Il est des livres qui demeurent à
jamais dans votre mémoire. Surtout
quand vous l’ouvrez enfant, une
lampe torche à la main, en quête de
frissons et avant que l’aube
brumeuse ne se lève sur ce paysage
alsacien qui rappelle étrangement la lande de Dartmoor au sud-
ouest de l’Angleterre. Il est des livres qui ne vous quittent jamais, qui
vous construisent intellectuellement, culturellement, humainement.
Consciemment ou inconsciemment. Qui impactent votre vocation
d’écrivain. Le chien des Baskerville fut l’un d’eux comme il le fut pour
d’autres y compris pour de grands maîtres, au premier chef le si
regretté Umberto Eco.

Le chien des Baskerville d’Arthur Conan Doyle (Livre de poche)
par Laurent Pfaadt

#Lecturesconfinement : Les chutes de Joyce Carol Oates par Fatéma Hal

Je relis les chutes de Joyce Carol
Oates, un roman avec une passion
improbable comme j’aime.

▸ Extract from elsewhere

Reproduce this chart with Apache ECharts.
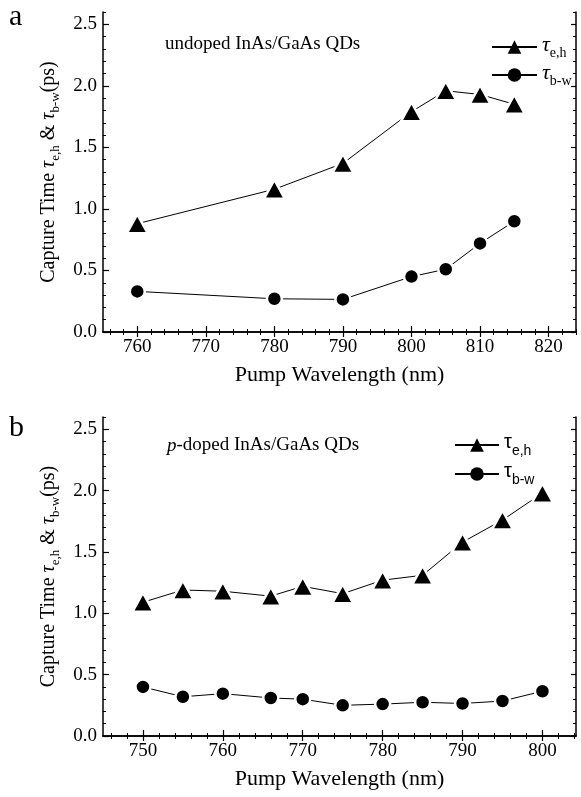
<!DOCTYPE html>
<html><head><meta charset="utf-8">
<script src="https://cdn.jsdelivr.net/npm/echarts@6/dist/echarts.min.js"></script>
<style>html,body{margin:0;padding:0;background:#fff}#c{width:581px;height:797px}</style>
</head><body><div id="c"></div>
<script>
// Panel a: undoped
const wlA = [760, 780, 790, 800, 805, 810, 815];
const ehA = [0.88, 1.16, 1.37, 1.79, 1.96, 1.93, 1.85];
const bwA = [0.33, 0.27, 0.265, 0.45, 0.51, 0.72, 0.90];
// Panel b: p-doped
const wlB = [750, 755, 760, 766, 770, 775, 780, 785, 790, 795, 800];
const ehB = [1.09, 1.19, 1.18, 1.14, 1.22, 1.16, 1.27, 1.31, 1.58, 1.76, 1.98];
const bwB = [0.40, 0.32, 0.345, 0.31, 0.30, 0.25, 0.26, 0.275, 0.265, 0.285, 0.365];
// ticks
const xTicksA = [760, 770, 780, 790, 800, 810, 820];
const xTicksB = [750, 760, 770, 780, 790, 800];
const yTicks = [0, 0.5, 1.0, 1.5, 2.0, 2.5];
const xRangeA = [755, 824];
const xRangeB = [745, 804.2];
const yRange = [0, 2.6];

function steps(a, b, s) { const r = []; for (let v = a; v <= b + 1e-9; v += s) r.push(Math.round(v * 100) / 100); return r; }
const xMinorA = steps(756, 824, 2);
const xMinorB = steps(746, 804, 2);
const yMinor = steps(0, 2.6, 0.1);

const SERIF = '"Liberation Serif","Times New Roman",serif';
const SANS = '"Liberation Sans",Arial,sans-serif';
const black = '#000';

const yName = '{n|Capture Time }{t|τ}{s|e,h}{n| & }{t|τ}{s|b-w}{n|(ps)}';
const yRich = {
  n: {fontFamily: SERIF, fontSize: 20, color: black, verticalAlign: 'top'},
  t: {fontFamily: SERIF, fontSize: 20, fontStyle: 'italic', color: black, verticalAlign: 'top'},
  s: {fontFamily: SERIF, fontSize: 13, color: black, verticalAlign: 'bottom', padding: [11, 0, 0, 0]}
};

function xAxes(gi, range, majors, minors) {
  const base = {type: 'value', gridIndex: gi, min: range[0], max: range[1], splitLine: {show: false}};
  return [
    Object.assign({}, base, {
      position: 'bottom',
      axisLine: {show: true, lineStyle: {color: black, width: 1.5}},
      axisTick: {show: true, inside: true, length: 6, customValues: majors, lineStyle: {color: black, width: 1.2}},
      axisLabel: {show: true, customValues: majors, margin: 6, fontFamily: SERIF, fontSize: 19, color: black},
      name: 'Pump Wavelength (nm)', nameLocation: 'middle', nameGap: 32,
      nameTextStyle: {fontFamily: SERIF, fontSize: 22, color: black}
    }),
    Object.assign({}, base, {
      position: 'bottom',
      axisLine: {show: false},
      axisTick: {show: true, inside: true, length: 3, customValues: minors, lineStyle: {color: black, width: 1}},
      axisLabel: {show: false}
    }),
    Object.assign({}, base, {
      position: 'top',
      axisLine: {show: true, lineStyle: {color: black, width: 1.5}},
      axisTick: {show: true, inside: true, length: 5, customValues: majors, lineStyle: {color: black, width: 1.2}},
      axisLabel: {show: false}
    }),
    Object.assign({}, base, {
      position: 'top',
      axisLine: {show: false},
      axisTick: {show: true, inside: true, length: 3, customValues: minors, lineStyle: {color: black, width: 1}},
      axisLabel: {show: false}
    })
  ];
}
function yAxes(gi) {
  const base = {type: 'value', gridIndex: gi, min: yRange[0], max: yRange[1], splitLine: {show: false}};
  return [
    Object.assign({}, base, {
      position: 'left',
      axisLine: {show: true, lineStyle: {color: black, width: 1.5}},
      axisTick: {show: true, inside: true, length: 6, customValues: yTicks, lineStyle: {color: black, width: 1.2}},
      axisLabel: {show: true, customValues: yTicks, margin: 6, fontFamily: SERIF, fontSize: 19, color: black,
        formatter: v => Number(v).toFixed(1)},
      name: yName, nameLocation: 'middle', nameGap: 40, nameRotate: 90,
      nameTextStyle: {rich: yRich}
    }),
    Object.assign({}, base, {
      position: 'left',
      axisLine: {show: false},
      axisTick: {show: true, inside: true, length: 3, customValues: yMinor, lineStyle: {color: black, width: 1}},
      axisLabel: {show: false}
    }),
    Object.assign({}, base, {
      position: 'right',
      axisLine: {show: true, lineStyle: {color: black, width: 1.5}},
      axisTick: {show: true, inside: true, length: 5, customValues: yTicks, lineStyle: {color: black, width: 1.2}},
      axisLabel: {show: false}
    }),
    Object.assign({}, base, {
      position: 'right',
      axisLine: {show: false},
      axisTick: {show: true, inside: true, length: 3, customValues: yMinor, lineStyle: {color: black, width: 1}},
      axisLabel: {show: false}
    })
  ];
}

function pairs(xs, ys) { return xs.map((x, i) => [x, ys[i]]); }
function lineSeries(name, gi, xs, ys, sym) {
  return {
    name: name, type: 'line', xAxisIndex: gi * 4, yAxisIndex: gi * 4,
    data: pairs(xs, ys),
    symbol: sym, symbolSize: sym === 'triangle' ? [21, 19] : 15,
    showSymbol: true, animation: false,
    lineStyle: {color: black, width: 1},
    itemStyle: {color: black, borderColor: '#fff', borderWidth: 2.5},
    emphasis: {disabled: true}, z: 3
  };
}

const legRichSerif = {
  t: {fontFamily: SERIF, fontSize: 22, fontStyle: 'italic', color: black, verticalAlign: 'top'},
  s: {fontFamily: SERIF, fontSize: 14, color: black, verticalAlign: 'bottom', padding: [12, 0, 0, 0]}
};
const legRichSans = {
  t: {fontFamily: SANS, fontSize: 20, color: black, verticalAlign: 'top'},
  s: {fontFamily: SANS, fontSize: 14, color: black, verticalAlign: 'bottom', padding: [12, 0, 0, 0]}
};
const legLabels = {aEH: '{t|τ}{s|e,h}', aBW: '{t|τ}{s|b-w}', bEH: '{t|τ}{s|e,h}', bBW: '{t|τ}{s|b-w}'};

const option = {
  backgroundColor: '#fff',
  animation: false,
  grid: [
    {left: 103, top: 12, width: 473, height: 320},
    {left: 103, top: 417, width: 473, height: 319}
  ],
  xAxis: xAxes(0, xRangeA, xTicksA, xMinorA).concat(xAxes(1, xRangeB, xTicksB, xMinorB)),
  yAxis: yAxes(0).concat(yAxes(1)),
  legend: [
    {data: ['aEH', 'aBW'], orient: 'vertical', left: 491, top: 34, padding: 0, itemWidth: 45, itemHeight: 17, itemGap: 2, itemSymbolGap: 5,
     selectedMode: false, formatter: n => legLabels[n], textStyle: {rich: legRichSerif}, itemStyle: {borderWidth: 0}},
    {data: ['bEH', 'bBW'], orient: 'vertical', left: 454, top: 432, padding: 0, itemWidth: 44, itemHeight: 17, itemGap: 3,
     selectedMode: false, formatter: n => legLabels[n], textStyle: {rich: legRichSans}, itemStyle: {borderWidth: 0}}
  ],
  series: [
    lineSeries('aEH', 0, wlA, ehA, 'triangle'),
    lineSeries('aBW', 0, wlA, bwA, 'circle'),
    lineSeries('bEH', 1, wlB, ehB, 'triangle'),
    lineSeries('bBW', 1, wlB, bwB, 'circle')
  ],
  graphic: [
    {type: 'text', left: 9, top: 2, style: {text: 'a', fontFamily: SERIF, fontSize: 30, fill: black}},
    {type: 'text', left: 9, top: 413, style: {text: 'b', fontFamily: SERIF, fontSize: 30, fill: black}},
    {type: 'text', left: 165, top: 35, style: {text: 'undoped InAs/GaAs QDs', fontFamily: SERIF, fontSize: 19, fill: black}},
    {type: 'text', left: 167, top: 436, style: {text: '{i|p}-doped InAs/GaAs QDs', fontFamily: SERIF, fontSize: 19, fill: black,
      rich: {i: {fontFamily: SERIF, fontSize: 19, fontStyle: 'italic', fill: black}}}}
  ]
};
const chart = echarts.init(document.getElementById('c'), null, {renderer: 'canvas'});
chart.setOption(option);
</script>
</body></html>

Le début
est déjà impressionnant mais
l’histoire est encore loin de
commencer.
Un roman fort, beau qui dérange
parfois mais il nous tient en haleine
et nous emprisonne dans nos
contradictions.
Ambassadrice de la cuisine
marocaine, Fatéma Hal dirige le
restaurant La Mansouria à Paris. Elle est également auteur de
nombreux ouvrages sur la cuisine et la culture marocaine
notamment le discours amoureux des épices (Zellige éditions) en 2018.